On the backstop, it is being reported that the Government are now willing to accept an indefinite UK-wide customs union as part of the Northern Ireland backstop offer—of course, it will not actually be using the words “customs union”. So can the Secretary of State set the record straight: is a customs union now the Government policy, at least for the Northern Ireland backstop—yes or no?
Thirdly, the Secretary of State repeatedly told Parliament that the final deal this House votes on would include a “clear blueprint” for the future relationship with the EU. In recent days, the Government have been emphasising just how precise this will be, yet it is nowhere to be seen. The Chequers proposals have been widely rejected by the EU and by MPs from across this House, and there is growing concern now that the Government are heading for no deal, as recent warnings from businesses, including Toyota and BMW, underline. If it is not no deal, will it be a vague deal asking us to jump blindfolded into the unknown? Labour will not support that.

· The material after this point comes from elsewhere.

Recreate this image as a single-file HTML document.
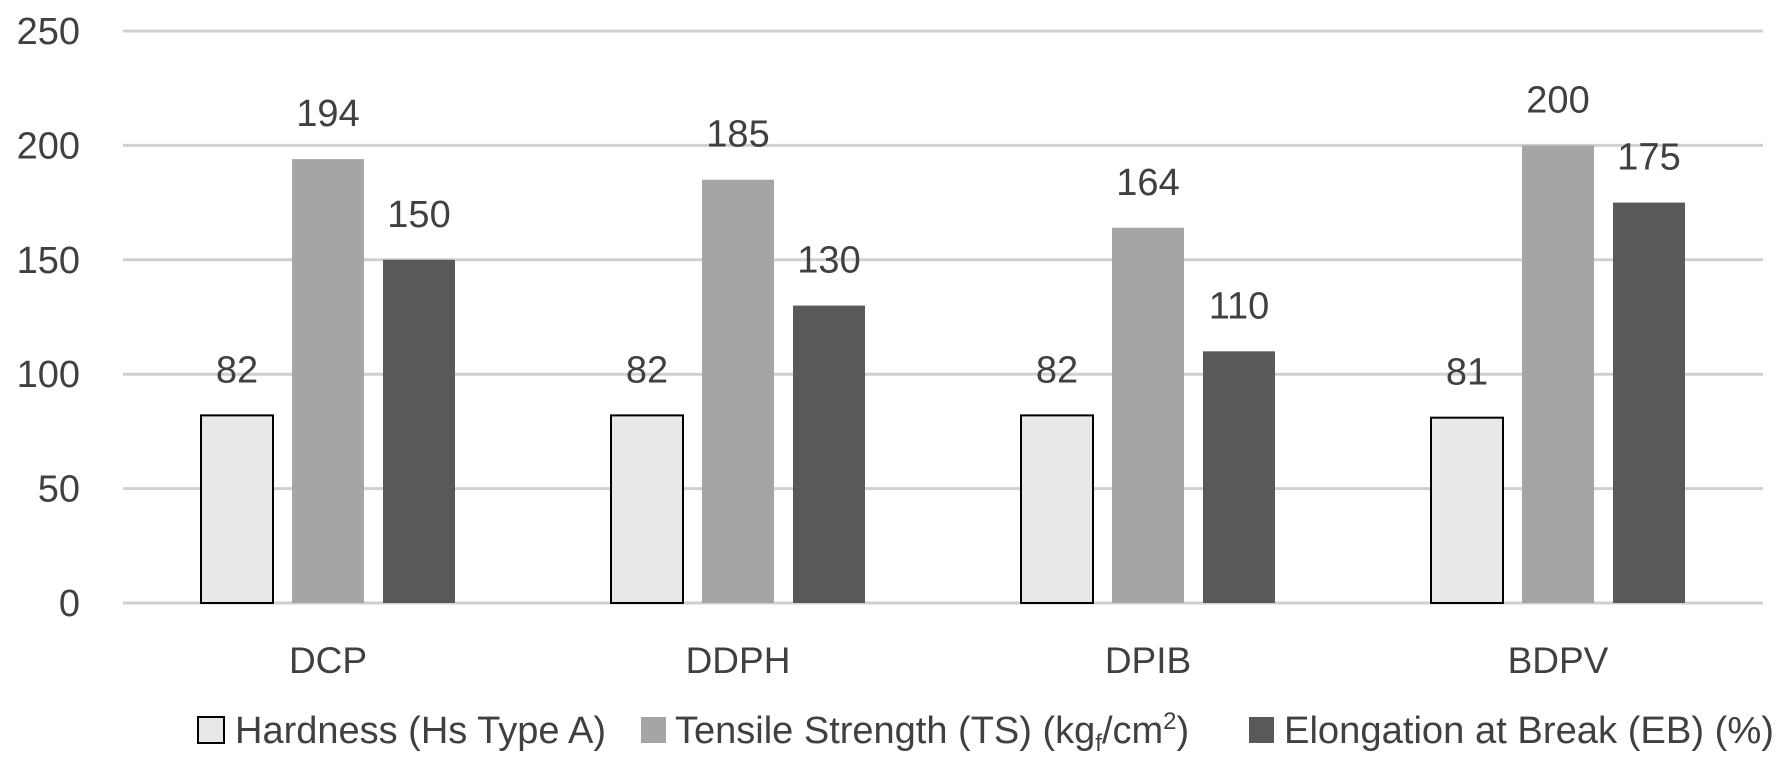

So will he take this opportunity to rule out a vague or blind Brexit?
For all the warm words, the reality is this: the Government have had 18 months yet they have not even concluded the terms of the withdrawal agreement and they have barely started negotiating the details of the future relationship with the EU. A responsible Government would realise the fix they are in. Instead, this Government simply repeat the mantra, “It’s Chequers or no deal.” It is not so much “nothing has changed” as “nothing can change”. This is not a necessity; this is a political choice, and it is deeply irresponsible. No Government have the right to plunge the country into chaos as a result of their own failure. Time is running out, but there is still time to change course, and I urge the Secretary of State to do so.